## start Data excerpt
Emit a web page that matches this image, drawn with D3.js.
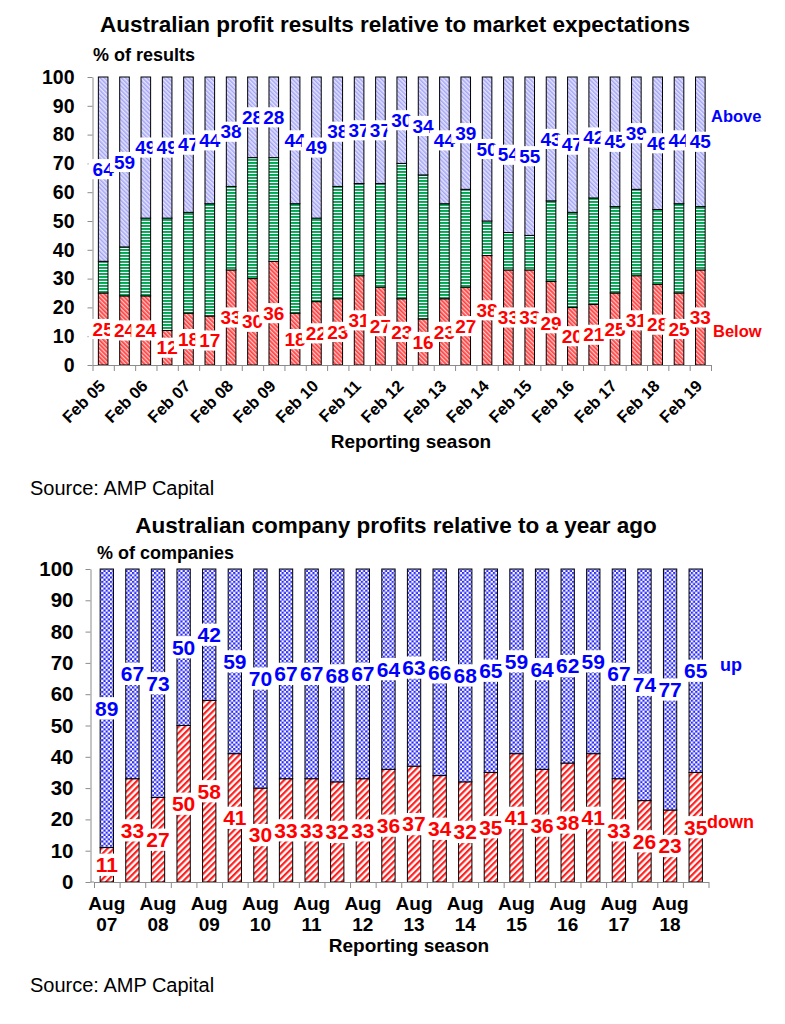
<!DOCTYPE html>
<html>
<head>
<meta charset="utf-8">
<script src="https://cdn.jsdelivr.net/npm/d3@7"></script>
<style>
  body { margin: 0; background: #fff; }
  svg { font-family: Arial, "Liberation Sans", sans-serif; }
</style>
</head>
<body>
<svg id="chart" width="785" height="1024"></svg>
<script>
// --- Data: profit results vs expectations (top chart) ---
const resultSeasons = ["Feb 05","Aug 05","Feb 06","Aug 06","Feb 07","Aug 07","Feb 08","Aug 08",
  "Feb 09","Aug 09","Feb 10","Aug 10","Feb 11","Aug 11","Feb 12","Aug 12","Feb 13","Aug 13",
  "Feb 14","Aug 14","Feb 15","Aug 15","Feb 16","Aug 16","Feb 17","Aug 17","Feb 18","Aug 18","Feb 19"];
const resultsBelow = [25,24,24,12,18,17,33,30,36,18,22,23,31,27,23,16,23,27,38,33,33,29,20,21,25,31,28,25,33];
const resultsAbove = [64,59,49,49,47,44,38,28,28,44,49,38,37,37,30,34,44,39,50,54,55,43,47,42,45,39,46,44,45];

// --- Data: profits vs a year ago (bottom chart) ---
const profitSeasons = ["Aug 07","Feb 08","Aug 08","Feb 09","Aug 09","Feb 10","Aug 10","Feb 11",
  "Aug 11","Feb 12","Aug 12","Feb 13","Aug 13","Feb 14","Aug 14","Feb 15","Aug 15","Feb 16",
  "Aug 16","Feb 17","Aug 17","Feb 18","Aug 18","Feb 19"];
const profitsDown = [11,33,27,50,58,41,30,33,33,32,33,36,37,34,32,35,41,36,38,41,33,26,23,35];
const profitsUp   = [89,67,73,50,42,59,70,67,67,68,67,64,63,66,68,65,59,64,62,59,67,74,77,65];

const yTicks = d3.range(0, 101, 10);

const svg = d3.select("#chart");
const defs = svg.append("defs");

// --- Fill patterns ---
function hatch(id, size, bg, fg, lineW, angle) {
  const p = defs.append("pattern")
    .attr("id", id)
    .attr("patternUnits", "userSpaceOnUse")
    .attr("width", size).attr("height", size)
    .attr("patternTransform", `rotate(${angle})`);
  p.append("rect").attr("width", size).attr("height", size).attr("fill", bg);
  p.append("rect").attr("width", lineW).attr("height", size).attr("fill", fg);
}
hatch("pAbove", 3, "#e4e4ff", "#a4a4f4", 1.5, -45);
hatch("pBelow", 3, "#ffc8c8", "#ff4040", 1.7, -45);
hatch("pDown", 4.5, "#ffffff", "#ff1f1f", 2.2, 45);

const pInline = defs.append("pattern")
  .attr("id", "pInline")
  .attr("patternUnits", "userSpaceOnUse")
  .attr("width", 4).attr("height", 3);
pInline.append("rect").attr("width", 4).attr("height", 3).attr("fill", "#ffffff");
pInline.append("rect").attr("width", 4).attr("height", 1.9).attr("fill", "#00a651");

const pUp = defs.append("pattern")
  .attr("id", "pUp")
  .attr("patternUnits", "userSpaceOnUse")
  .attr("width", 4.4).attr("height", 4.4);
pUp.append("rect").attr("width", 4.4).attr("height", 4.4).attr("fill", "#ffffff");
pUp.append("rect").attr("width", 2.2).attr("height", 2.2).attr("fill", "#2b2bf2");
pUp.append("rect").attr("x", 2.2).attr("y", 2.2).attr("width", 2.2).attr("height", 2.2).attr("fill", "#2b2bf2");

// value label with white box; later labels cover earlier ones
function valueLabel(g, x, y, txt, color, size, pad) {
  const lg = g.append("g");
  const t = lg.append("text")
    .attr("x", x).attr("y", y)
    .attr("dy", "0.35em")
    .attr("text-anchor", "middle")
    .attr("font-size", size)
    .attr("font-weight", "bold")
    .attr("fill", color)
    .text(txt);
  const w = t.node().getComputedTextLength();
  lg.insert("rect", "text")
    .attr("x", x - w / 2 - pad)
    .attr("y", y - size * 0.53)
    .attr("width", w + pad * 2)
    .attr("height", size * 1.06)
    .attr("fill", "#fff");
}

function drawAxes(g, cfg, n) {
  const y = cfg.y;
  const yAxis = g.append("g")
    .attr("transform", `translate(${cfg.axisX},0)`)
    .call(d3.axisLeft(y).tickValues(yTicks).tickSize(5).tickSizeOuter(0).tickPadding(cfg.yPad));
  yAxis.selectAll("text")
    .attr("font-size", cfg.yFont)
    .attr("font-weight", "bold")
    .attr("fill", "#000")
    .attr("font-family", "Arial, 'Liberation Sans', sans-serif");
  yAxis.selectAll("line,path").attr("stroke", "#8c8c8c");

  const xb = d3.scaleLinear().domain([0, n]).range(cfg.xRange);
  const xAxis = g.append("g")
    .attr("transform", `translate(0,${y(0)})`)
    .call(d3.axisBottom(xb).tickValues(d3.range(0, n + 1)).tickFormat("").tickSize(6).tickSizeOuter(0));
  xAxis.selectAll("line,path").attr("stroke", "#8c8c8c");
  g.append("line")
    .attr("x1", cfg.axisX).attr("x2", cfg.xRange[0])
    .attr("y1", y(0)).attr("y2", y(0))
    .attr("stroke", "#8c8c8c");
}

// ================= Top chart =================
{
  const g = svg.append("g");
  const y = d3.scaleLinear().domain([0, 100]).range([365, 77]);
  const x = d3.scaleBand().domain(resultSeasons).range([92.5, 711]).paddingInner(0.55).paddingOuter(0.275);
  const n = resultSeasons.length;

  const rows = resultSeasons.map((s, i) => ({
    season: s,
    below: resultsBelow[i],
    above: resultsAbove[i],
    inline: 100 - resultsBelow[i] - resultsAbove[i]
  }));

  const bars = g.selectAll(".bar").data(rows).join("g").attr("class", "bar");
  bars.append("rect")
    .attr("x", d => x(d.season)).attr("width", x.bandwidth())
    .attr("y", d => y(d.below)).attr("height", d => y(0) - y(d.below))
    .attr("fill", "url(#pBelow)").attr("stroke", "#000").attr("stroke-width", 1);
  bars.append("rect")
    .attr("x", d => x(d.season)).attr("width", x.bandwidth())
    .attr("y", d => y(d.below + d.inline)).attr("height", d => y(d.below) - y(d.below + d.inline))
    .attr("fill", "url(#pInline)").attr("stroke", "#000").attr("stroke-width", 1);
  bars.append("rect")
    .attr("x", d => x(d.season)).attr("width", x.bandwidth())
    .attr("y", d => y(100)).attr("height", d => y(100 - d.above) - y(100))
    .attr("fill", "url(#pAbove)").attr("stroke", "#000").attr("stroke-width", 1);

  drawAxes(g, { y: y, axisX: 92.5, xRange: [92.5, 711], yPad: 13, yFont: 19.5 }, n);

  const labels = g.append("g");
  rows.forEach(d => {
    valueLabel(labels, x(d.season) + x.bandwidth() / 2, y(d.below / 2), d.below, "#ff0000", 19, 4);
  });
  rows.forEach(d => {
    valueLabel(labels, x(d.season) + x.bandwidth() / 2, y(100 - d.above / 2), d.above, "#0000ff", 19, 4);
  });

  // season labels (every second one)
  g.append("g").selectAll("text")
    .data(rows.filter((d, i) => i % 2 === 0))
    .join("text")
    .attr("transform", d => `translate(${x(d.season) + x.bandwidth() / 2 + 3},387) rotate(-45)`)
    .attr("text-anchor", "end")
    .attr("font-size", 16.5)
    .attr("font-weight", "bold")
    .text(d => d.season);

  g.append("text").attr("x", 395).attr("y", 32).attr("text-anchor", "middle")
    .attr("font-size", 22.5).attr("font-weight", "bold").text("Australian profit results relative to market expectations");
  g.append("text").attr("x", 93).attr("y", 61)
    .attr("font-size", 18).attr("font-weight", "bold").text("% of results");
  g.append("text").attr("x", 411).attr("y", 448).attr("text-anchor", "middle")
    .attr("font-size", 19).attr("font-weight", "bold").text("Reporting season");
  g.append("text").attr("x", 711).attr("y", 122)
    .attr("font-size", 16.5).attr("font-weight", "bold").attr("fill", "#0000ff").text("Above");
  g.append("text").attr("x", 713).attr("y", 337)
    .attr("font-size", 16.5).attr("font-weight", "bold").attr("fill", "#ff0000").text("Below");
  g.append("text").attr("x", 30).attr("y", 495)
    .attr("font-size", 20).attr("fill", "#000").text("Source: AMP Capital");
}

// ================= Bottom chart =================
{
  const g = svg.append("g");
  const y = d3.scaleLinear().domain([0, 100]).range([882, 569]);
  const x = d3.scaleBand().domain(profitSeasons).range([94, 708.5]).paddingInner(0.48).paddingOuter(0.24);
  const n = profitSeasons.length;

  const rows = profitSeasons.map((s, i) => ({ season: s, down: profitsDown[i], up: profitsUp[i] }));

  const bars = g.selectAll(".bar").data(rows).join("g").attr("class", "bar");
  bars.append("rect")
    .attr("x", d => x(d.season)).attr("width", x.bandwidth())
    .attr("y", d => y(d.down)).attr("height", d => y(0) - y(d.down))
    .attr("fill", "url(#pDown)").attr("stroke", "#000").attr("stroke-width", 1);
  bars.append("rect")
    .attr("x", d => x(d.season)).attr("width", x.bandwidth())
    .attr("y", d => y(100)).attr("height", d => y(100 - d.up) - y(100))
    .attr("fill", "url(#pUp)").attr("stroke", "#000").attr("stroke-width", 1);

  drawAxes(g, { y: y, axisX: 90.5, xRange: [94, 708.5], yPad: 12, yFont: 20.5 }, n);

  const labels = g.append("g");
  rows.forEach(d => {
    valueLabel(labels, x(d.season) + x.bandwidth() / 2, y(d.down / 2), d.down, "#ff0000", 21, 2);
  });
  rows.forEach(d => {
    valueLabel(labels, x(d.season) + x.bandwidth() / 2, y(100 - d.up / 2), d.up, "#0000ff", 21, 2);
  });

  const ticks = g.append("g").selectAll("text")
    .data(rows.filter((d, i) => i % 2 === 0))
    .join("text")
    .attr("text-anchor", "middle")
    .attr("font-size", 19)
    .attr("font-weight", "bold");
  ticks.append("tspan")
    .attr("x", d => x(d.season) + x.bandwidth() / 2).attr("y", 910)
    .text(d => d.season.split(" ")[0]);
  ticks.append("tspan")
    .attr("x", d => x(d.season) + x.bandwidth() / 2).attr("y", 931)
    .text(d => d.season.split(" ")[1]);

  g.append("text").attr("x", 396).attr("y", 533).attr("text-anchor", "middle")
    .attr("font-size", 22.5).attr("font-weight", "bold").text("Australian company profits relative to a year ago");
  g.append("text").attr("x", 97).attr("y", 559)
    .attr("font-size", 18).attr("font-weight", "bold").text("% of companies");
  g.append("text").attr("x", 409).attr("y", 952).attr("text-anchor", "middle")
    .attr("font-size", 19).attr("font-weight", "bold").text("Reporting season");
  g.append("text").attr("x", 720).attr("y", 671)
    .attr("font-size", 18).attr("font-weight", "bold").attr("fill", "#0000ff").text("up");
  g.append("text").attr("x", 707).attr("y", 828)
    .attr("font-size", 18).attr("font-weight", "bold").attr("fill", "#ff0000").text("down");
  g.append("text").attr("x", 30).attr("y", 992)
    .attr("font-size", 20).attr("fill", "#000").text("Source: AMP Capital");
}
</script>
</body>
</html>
## end Data excerpt
§ The problem
Repeat the listing above from its first line through the line that contains "const yTicks = d3.range(0, 101, 10);", both included, and nothing more. Drop the pictures.

§ Written response
Emit a web page that matches this image, drawn with D3.js.
<!DOCTYPE html>
<html>
<head>
<meta charset="utf-8">
<script src="https://cdn.jsdelivr.net/npm/d3@7"></script>
<style>
  body { margin: 0; background: #fff; }
  svg { font-family: Arial, "Liberation Sans", sans-serif; }
</style>
</head>
<body>
<svg id="chart" width="785" height="1024"></svg>
<script>
// --- Data: profit results vs expectations (top chart) ---
const resultSeasons = ["Feb 05","Aug 05","Feb 06","Aug 06","Feb 07","Aug 07","Feb 08","Aug 08",
  "Feb 09","Aug 09","Feb 10","Aug 10","Feb 11","Aug 11","Feb 12","Aug 12","Feb 13","Aug 13",
  "Feb 14","Aug 14","Feb 15","Aug 15","Feb 16","Aug 16","Feb 17","Aug 17","Feb 18","Aug 18","Feb 19"];
const resultsBelow = [25,24,24,12,18,17,33,30,36,18,22,23,31,27,23,16,23,27,38,33,33,29,20,21,25,31,28,25,33];
const resultsAbove = [64,59,49,49,47,44,38,28,28,44,49,38,37,37,30,34,44,39,50,54,55,43,47,42,45,39,46,44,45];

// --- Data: profits vs a year ago (bottom chart) ---
const profitSeasons = ["Aug 07","Feb 08","Aug 08","Feb 09","Aug 09","Feb 10","Aug 10","Feb 11",
  "Aug 11","Feb 12","Aug 12","Feb 13","Aug 13","Feb 14","Aug 14","Feb 15","Aug 15","Feb 16",
  "Aug 16","Feb 17","Aug 17","Feb 18","Aug 18","Feb 19"];
const profitsDown = [11,33,27,50,58,41,30,33,33,32,33,36,37,34,32,35,41,36,38,41,33,26,23,35];
const profitsUp   = [89,67,73,50,42,59,70,67,67,68,67,64,63,66,68,65,59,64,62,59,67,74,77,65];

const yTicks = d3.range(0, 101, 10);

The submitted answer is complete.